(begin)

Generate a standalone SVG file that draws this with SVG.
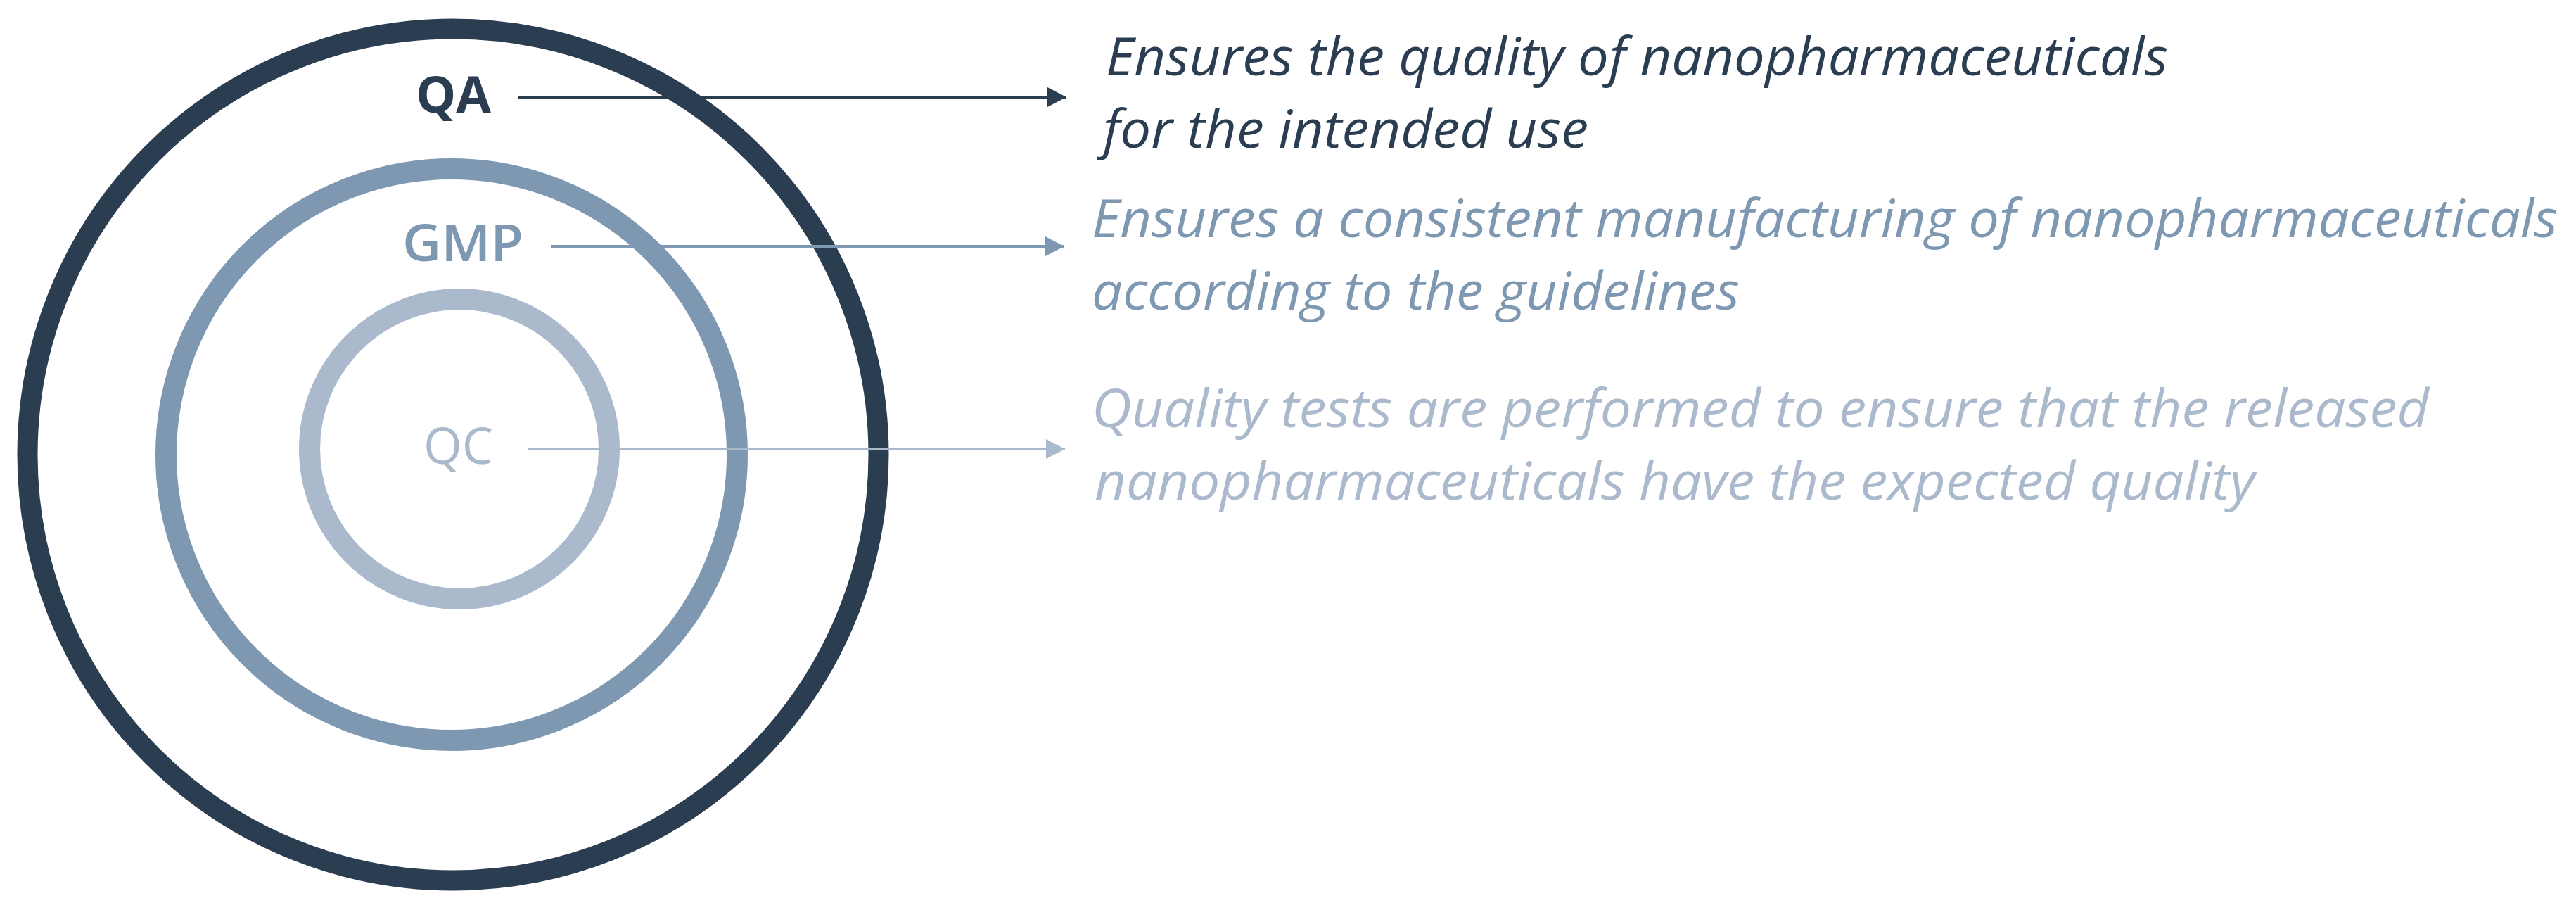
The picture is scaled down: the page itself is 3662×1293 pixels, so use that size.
<svg xmlns="http://www.w3.org/2000/svg" width="3662" height="1293" viewBox="0 0 3662 1293">
<style>
.ring{fill:none}
.lbl{font-family:"Open Sans","Liberation Sans",sans-serif;font-size:72px}
.desc{font-family:"Open Sans","Liberation Sans",sans-serif;font-size:75px;font-style:italic;font-weight:400}
.dark{fill:#2a3d51}
.mid{fill:#7e98b2}
.light{fill:#aab9cb}
.conn{stroke-width:4;fill:none}
</style>
<defs>
<marker id="ahD" markerUnits="userSpaceOnUse" markerWidth="28" markerHeight="30" refX="27" refY="14" orient="auto"><polygon points="0,0 27,14 0,28" fill="#2a3d51"/></marker>
<marker id="ahM" markerUnits="userSpaceOnUse" markerWidth="28" markerHeight="30" refX="27" refY="14" orient="auto"><polygon points="0,0 27,14 0,28" fill="#7e98b2"/></marker>
<marker id="ahL" markerUnits="userSpaceOnUse" markerWidth="28" markerHeight="30" refX="27" refY="14" orient="auto"><polygon points="0,0 27,14 0,28" fill="#aab9cb"/></marker>
</defs>
<rect width="3662" height="1293" fill="#ffffff"/>
<g id="ring-qa"><circle class="ring" cx="644" cy="646" r="605" stroke="#2a3d51" stroke-width="29"/></g>
<g id="ring-gmp"><circle class="ring" cx="642" cy="646" r="406" stroke="#7e98b2" stroke-width="30"/></g>
<g id="ring-qc"><circle class="ring" cx="653" cy="638" r="213" stroke="#aab9cb" stroke-width="30"/></g>
<g id="connectors">
<line class="conn" x1="737" y1="138" x2="1516" y2="138" stroke="#2a3d51" marker-end="url(#ahD)"/>
<line class="conn" x1="784" y1="350" x2="1513" y2="350" stroke="#7e98b2" marker-end="url(#ahM)"/>
<line class="conn" x1="751" y1="638" x2="1514" y2="638" stroke="#aab9cb" marker-end="url(#ahL)"/>
</g>
<g id="node-qa">
<text class="lbl dark" x="591" y="160" font-weight="700" textLength="107" lengthAdjust="spacingAndGlyphs">QA</text>
<text class="desc dark" x="1572" y="107" textLength="1510" lengthAdjust="spacingAndGlyphs">Ensures the quality of nanopharmaceuticals</text>
<text class="desc dark" x="1568" y="210" textLength="690" lengthAdjust="spacingAndGlyphs">for the intended use</text>
</g>
<g id="node-gmp">
<text class="lbl mid" x="572" y="371" font-weight="600" textLength="172" lengthAdjust="spacingAndGlyphs">GMP</text>
<text class="desc mid" x="1552" y="337" textLength="2084" lengthAdjust="spacingAndGlyphs">Ensures a consistent manufacturing of nanopharmaceuticals</text>
<text class="desc mid" x="1552" y="440" textLength="921" lengthAdjust="spacingAndGlyphs">according to the guidelines</text>
</g>
<g id="node-qc">
<text class="lbl light" x="602" y="659" textLength="99" lengthAdjust="spacingAndGlyphs">QC</text>
<text class="desc light" x="1552" y="607" textLength="1901" lengthAdjust="spacingAndGlyphs">Quality tests are performed to ensure that the released</text>
<text class="desc light" x="1556" y="710" textLength="1650" lengthAdjust="spacingAndGlyphs">nanopharmaceuticals have the expected quality</text>
</g>
</svg>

(end)

* [Written exercise] Quote in full the listing given above; the images are to be left out.

* [Output]
Generate a standalone SVG file that draws this with SVG.
The picture is scaled down: the page itself is 3662×1293 pixels, so use that size.
<svg xmlns="http://www.w3.org/2000/svg" width="3662" height="1293" viewBox="0 0 3662 1293">
<style>
.ring{fill:none}
.lbl{font-family:"Open Sans","Liberation Sans",sans-serif;font-size:72px}
.desc{font-family:"Open Sans","Liberation Sans",sans-serif;font-size:75px;font-style:italic;font-weight:400}
.dark{fill:#2a3d51}
.mid{fill:#7e98b2}
.light{fill:#aab9cb}
.conn{stroke-width:4;fill:none}
</style>
<defs>
<marker id="ahD" markerUnits="userSpaceOnUse" markerWidth="28" markerHeight="30" refX="27" refY="14" orient="auto"><polygon points="0,0 27,14 0,28" fill="#2a3d51"/></marker>
<marker id="ahM" markerUnits="userSpaceOnUse" markerWidth="28" markerHeight="30" refX="27" refY="14" orient="auto"><polygon points="0,0 27,14 0,28" fill="#7e98b2"/></marker>
<marker id="ahL" markerUnits="userSpaceOnUse" markerWidth="28" markerHeight="30" refX="27" refY="14" orient="auto"><polygon points="0,0 27,14 0,28" fill="#aab9cb"/></marker>
</defs>
<rect width="3662" height="1293" fill="#ffffff"/>
<g id="ring-qa"><circle class="ring" cx="644" cy="646" r="605" stroke="#2a3d51" stroke-width="29"/></g>
<g id="ring-gmp"><circle class="ring" cx="642" cy="646" r="406" stroke="#7e98b2" stroke-width="30"/></g>
<g id="ring-qc"><circle class="ring" cx="653" cy="638" r="213" stroke="#aab9cb" stroke-width="30"/></g>
<g id="connectors">
<line class="conn" x1="737" y1="138" x2="1516" y2="138" stroke="#2a3d51" marker-end="url(#ahD)"/>
<line class="conn" x1="784" y1="350" x2="1513" y2="350" stroke="#7e98b2" marker-end="url(#ahM)"/>
<line class="conn" x1="751" y1="638" x2="1514" y2="638" stroke="#aab9cb" marker-end="url(#ahL)"/>
</g>
<g id="node-qa">
<text class="lbl dark" x="591" y="160" font-weight="700" textLength="107" lengthAdjust="spacingAndGlyphs">QA</text>
<text class="desc dark" x="1572" y="107" textLength="1510" lengthAdjust="spacingAndGlyphs">Ensures the quality of nanopharmaceuticals</text>
<text class="desc dark" x="1568" y="210" textLength="690" lengthAdjust="spacingAndGlyphs">for the intended use</text>
</g>
<g id="node-gmp">
<text class="lbl mid" x="572" y="371" font-weight="600" textLength="172" lengthAdjust="spacingAndGlyphs">GMP</text>
<text class="desc mid" x="1552" y="337" textLength="2084" lengthAdjust="spacingAndGlyphs">Ensures a consistent manufacturing of nanopharmaceuticals</text>
<text class="desc mid" x="1552" y="440" textLength="921" lengthAdjust="spacingAndGlyphs">according to the guidelines</text>
</g>
<g id="node-qc">
<text class="lbl light" x="602" y="659" textLength="99" lengthAdjust="spacingAndGlyphs">QC</text>
<text class="desc light" x="1552" y="607" textLength="1901" lengthAdjust="spacingAndGlyphs">Quality tests are performed to ensure that the released</text>
<text class="desc light" x="1556" y="710" textLength="1650" lengthAdjust="spacingAndGlyphs">nanopharmaceuticals have the expected quality</text>
</g>
</svg>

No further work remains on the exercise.